**Given request**
Among the entries below, copy only the span from the line containing "Recreate this image" through the line containing "sh_68 = [20.6, 18.8, 17.2, 13.6, 11.1, 8.2, 2.7]". Do so exactly, and skip the pictures.
— Begin Provided records —
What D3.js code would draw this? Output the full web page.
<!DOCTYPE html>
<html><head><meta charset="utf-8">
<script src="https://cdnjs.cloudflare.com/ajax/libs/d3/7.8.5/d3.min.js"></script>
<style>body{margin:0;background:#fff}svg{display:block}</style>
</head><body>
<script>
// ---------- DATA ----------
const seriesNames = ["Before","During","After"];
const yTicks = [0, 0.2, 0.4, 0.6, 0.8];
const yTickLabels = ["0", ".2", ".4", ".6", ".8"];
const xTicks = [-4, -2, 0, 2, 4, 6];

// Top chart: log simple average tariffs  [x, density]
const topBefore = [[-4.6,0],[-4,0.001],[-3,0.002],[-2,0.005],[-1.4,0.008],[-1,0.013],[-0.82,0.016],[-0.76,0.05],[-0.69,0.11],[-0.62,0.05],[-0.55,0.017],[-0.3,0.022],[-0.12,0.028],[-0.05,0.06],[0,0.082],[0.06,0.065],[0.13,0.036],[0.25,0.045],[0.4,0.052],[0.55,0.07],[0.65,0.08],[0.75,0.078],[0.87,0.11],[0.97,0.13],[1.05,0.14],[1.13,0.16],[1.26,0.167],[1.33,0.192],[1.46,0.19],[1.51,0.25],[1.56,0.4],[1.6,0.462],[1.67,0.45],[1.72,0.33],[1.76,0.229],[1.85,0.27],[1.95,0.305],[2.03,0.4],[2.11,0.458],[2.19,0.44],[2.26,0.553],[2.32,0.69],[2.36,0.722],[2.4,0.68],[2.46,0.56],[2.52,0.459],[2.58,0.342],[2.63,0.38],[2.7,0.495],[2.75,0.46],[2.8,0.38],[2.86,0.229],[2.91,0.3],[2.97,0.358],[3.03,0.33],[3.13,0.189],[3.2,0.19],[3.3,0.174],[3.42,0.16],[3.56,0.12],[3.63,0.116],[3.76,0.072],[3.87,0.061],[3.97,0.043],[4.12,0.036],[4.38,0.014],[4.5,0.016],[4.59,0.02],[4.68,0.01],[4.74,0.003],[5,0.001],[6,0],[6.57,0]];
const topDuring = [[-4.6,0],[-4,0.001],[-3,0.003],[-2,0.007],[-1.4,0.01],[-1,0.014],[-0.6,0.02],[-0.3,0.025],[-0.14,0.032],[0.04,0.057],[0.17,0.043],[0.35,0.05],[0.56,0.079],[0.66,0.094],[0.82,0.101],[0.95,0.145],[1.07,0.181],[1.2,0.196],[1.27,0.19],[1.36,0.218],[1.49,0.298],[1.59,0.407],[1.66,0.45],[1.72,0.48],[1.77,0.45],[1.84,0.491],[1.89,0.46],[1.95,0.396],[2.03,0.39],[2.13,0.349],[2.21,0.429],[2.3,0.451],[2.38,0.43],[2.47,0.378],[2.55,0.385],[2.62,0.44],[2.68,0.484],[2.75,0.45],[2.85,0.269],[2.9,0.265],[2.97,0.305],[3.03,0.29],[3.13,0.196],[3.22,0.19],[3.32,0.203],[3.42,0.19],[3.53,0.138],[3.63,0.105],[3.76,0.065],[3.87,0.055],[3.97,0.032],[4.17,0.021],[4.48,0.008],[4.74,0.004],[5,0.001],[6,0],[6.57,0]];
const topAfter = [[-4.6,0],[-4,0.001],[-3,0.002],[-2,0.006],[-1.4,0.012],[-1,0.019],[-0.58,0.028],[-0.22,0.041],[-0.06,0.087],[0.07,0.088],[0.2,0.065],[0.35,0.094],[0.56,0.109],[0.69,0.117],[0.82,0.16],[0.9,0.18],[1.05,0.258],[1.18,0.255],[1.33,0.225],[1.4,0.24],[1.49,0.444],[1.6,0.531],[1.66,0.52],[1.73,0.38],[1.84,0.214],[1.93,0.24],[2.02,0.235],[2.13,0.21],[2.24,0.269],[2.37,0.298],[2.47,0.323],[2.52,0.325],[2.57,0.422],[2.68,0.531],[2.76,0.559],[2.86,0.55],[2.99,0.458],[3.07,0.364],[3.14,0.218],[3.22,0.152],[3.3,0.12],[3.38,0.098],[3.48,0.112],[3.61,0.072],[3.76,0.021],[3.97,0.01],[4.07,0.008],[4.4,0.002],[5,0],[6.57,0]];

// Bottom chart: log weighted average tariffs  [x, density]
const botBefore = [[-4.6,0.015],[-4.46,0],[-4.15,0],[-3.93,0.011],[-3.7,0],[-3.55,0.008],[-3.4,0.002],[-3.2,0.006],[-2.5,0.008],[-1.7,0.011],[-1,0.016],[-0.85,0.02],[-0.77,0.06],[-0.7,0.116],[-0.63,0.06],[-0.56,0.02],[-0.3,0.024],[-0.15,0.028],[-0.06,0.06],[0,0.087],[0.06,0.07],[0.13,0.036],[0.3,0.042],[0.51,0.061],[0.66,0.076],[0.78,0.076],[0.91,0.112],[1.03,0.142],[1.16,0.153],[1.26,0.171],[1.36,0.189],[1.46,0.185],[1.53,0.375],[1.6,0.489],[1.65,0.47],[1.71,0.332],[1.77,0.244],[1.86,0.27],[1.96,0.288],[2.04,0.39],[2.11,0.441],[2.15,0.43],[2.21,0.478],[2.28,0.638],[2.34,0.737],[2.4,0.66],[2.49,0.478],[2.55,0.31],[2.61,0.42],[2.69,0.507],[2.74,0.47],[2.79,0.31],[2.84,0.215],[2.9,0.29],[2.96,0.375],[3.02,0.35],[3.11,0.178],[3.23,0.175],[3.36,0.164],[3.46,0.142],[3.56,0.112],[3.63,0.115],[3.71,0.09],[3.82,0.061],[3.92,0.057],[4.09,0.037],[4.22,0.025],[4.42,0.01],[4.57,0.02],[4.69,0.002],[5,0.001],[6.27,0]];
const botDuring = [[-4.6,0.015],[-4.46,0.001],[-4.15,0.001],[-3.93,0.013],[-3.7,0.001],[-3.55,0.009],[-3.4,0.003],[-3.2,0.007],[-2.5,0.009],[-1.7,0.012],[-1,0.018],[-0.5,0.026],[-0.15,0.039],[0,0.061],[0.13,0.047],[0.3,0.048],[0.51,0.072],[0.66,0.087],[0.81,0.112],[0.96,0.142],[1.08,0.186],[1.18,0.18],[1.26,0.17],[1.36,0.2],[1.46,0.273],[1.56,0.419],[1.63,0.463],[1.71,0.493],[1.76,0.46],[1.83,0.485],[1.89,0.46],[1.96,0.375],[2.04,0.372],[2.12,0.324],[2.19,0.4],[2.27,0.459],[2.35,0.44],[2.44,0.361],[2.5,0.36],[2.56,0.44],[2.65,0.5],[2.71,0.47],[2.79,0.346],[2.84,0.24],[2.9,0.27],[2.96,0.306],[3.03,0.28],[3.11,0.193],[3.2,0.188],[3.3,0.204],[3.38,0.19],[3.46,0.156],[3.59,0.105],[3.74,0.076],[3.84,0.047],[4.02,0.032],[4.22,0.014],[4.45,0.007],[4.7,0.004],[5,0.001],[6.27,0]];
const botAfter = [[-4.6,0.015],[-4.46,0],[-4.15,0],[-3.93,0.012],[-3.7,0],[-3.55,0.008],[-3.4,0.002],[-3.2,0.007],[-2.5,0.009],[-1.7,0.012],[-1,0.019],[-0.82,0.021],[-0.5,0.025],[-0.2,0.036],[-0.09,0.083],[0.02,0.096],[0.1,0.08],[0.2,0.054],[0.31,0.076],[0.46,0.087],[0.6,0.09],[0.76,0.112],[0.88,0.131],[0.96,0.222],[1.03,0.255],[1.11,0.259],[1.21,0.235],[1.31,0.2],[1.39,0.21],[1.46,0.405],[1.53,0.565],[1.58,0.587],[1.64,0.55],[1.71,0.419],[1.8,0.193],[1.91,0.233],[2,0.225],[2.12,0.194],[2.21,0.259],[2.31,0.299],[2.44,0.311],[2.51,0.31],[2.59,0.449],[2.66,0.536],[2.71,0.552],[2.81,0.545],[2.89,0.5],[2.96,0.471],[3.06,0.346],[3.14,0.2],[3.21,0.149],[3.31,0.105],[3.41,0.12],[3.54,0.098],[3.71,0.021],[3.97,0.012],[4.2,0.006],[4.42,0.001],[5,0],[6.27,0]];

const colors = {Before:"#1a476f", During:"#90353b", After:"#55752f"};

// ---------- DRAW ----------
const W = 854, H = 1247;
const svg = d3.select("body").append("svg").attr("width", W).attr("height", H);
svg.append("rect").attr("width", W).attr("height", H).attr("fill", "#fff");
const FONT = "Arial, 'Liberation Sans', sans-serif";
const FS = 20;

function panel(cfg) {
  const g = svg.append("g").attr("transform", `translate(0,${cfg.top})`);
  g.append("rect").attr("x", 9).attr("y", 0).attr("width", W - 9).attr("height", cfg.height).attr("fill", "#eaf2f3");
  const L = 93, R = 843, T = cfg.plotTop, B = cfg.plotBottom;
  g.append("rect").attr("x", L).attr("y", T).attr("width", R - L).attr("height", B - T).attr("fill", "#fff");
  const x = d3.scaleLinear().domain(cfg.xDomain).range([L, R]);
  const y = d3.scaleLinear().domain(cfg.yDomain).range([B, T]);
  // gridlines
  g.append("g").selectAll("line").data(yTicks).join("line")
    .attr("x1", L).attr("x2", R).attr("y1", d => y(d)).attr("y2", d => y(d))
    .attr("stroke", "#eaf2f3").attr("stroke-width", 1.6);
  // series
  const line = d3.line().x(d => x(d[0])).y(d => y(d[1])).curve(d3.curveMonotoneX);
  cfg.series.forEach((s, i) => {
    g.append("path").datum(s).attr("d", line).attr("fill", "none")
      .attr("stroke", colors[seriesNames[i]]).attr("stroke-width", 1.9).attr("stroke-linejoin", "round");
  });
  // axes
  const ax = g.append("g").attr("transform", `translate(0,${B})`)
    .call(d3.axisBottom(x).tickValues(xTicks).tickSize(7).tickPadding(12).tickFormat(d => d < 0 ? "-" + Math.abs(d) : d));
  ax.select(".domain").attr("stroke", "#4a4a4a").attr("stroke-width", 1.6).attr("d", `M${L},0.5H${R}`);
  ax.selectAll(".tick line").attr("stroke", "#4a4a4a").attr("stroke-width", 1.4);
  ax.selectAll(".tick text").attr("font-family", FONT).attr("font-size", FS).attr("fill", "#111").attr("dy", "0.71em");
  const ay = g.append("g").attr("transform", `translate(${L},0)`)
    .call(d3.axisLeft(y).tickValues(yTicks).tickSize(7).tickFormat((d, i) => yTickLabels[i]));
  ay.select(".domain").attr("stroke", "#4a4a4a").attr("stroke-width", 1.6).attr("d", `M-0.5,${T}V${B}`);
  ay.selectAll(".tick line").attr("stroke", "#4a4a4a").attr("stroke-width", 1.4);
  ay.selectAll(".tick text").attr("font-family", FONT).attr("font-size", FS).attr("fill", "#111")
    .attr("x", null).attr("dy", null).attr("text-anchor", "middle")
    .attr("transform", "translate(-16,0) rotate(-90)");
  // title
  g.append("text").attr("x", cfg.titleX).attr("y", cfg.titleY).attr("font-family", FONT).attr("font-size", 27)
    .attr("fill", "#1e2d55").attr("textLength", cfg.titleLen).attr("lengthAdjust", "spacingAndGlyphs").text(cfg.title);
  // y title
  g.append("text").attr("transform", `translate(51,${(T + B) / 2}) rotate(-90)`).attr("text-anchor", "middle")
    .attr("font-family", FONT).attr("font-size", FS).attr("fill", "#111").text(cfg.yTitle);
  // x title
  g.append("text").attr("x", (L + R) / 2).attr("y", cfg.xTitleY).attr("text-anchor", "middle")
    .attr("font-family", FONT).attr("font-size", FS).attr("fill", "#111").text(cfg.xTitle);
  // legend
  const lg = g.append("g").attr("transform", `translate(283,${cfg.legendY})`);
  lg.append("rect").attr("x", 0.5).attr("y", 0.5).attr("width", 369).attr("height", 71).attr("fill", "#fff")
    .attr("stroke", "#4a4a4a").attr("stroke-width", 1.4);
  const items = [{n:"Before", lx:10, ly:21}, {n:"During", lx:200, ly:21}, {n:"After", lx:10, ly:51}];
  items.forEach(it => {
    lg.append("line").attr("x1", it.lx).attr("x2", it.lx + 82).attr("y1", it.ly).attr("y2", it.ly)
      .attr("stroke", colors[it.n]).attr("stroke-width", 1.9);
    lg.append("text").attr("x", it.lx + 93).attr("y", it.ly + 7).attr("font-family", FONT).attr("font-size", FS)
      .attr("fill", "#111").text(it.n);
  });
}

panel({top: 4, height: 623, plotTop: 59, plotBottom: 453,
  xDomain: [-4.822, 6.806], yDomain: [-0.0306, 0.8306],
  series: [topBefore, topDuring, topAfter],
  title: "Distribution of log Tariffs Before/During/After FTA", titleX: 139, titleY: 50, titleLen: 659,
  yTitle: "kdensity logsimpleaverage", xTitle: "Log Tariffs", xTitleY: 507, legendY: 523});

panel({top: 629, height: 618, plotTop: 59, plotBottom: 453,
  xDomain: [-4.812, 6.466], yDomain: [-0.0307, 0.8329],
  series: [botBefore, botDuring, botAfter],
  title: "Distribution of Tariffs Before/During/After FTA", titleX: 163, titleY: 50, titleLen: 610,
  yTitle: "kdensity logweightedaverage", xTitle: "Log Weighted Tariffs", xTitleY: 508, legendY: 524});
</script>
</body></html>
— End Provided records —
— Begin Provided records —
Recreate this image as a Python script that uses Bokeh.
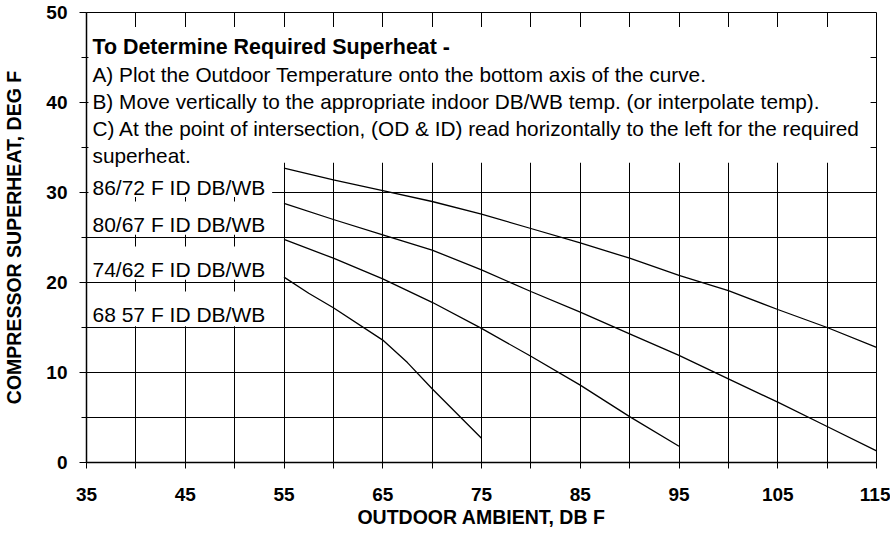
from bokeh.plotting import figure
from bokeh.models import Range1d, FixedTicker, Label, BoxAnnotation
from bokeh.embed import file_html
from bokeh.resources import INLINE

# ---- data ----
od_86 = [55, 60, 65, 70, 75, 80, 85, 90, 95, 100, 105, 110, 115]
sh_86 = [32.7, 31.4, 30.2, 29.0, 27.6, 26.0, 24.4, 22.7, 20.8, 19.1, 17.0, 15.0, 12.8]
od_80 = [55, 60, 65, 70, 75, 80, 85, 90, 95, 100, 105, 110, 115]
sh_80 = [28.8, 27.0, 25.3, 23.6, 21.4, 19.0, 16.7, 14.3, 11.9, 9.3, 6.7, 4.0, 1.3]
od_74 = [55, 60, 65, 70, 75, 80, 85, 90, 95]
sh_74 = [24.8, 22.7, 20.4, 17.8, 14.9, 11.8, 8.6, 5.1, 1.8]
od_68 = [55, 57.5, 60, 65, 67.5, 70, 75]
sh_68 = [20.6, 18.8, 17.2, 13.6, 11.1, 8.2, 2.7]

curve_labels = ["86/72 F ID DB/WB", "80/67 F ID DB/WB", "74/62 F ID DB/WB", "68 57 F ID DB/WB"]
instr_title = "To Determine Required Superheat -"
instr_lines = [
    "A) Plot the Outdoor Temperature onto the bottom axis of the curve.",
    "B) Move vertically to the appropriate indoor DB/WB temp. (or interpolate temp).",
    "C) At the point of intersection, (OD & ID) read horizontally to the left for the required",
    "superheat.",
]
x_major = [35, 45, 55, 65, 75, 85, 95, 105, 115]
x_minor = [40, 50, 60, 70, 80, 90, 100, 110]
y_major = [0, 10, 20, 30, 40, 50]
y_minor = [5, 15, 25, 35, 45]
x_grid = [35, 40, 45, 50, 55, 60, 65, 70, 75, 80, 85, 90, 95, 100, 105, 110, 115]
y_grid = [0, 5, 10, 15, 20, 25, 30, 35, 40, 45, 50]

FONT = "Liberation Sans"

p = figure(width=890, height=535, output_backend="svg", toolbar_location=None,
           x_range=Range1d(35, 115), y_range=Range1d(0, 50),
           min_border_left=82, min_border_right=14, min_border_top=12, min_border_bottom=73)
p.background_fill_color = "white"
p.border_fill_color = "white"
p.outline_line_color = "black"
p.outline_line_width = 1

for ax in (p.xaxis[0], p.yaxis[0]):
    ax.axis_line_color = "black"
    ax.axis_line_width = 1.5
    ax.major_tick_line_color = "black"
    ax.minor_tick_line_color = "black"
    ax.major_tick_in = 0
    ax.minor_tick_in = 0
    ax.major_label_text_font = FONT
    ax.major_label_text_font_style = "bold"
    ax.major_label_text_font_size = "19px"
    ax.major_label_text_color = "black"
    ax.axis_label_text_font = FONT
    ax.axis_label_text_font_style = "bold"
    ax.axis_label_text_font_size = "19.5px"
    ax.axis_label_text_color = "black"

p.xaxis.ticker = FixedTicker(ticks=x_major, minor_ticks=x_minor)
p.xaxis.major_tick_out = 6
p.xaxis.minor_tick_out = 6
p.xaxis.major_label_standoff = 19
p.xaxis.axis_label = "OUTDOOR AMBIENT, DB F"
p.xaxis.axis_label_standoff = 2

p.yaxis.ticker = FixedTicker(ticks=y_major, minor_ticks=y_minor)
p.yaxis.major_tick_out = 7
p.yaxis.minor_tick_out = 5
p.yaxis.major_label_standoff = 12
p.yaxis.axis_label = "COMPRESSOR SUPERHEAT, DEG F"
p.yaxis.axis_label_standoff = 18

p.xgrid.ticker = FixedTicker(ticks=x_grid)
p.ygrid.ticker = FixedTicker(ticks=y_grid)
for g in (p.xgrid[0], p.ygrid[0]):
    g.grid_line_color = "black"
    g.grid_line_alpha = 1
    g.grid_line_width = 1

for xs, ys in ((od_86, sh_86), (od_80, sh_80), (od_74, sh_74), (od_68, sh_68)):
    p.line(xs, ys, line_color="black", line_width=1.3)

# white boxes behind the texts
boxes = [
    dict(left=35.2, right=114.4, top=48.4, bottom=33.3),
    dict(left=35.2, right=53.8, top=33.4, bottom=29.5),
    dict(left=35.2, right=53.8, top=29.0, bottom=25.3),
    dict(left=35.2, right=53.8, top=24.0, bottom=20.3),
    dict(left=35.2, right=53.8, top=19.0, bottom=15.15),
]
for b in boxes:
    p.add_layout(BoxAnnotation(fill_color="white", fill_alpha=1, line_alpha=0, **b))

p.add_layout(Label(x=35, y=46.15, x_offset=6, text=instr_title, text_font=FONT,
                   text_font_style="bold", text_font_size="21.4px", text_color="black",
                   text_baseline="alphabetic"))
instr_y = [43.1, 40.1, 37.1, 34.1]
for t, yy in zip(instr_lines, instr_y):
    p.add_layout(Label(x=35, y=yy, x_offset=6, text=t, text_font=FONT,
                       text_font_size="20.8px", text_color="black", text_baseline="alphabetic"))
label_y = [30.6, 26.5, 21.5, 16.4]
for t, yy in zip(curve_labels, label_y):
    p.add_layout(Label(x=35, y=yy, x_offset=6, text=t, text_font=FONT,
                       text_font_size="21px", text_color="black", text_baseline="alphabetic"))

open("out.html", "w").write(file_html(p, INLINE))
— End Provided records —
**Exercise output**
Recreate this image as a Python script that uses Bokeh.
from bokeh.plotting import figure
from bokeh.models import Range1d, FixedTicker, Label, BoxAnnotation
from bokeh.embed import file_html
from bokeh.resources import INLINE

# ---- data ----
od_86 = [55, 60, 65, 70, 75, 80, 85, 90, 95, 100, 105, 110, 115]
sh_86 = [32.7, 31.4, 30.2, 29.0, 27.6, 26.0, 24.4, 22.7, 20.8, 19.1, 17.0, 15.0, 12.8]
od_80 = [55, 60, 65, 70, 75, 80, 85, 90, 95, 100, 105, 110, 115]
sh_80 = [28.8, 27.0, 25.3, 23.6, 21.4, 19.0, 16.7, 14.3, 11.9, 9.3, 6.7, 4.0, 1.3]
od_74 = [55, 60, 65, 70, 75, 80, 85, 90, 95]
sh_74 = [24.8, 22.7, 20.4, 17.8, 14.9, 11.8, 8.6, 5.1, 1.8]
od_68 = [55, 57.5, 60, 65, 67.5, 70, 75]
sh_68 = [20.6, 18.8, 17.2, 13.6, 11.1, 8.2, 2.7]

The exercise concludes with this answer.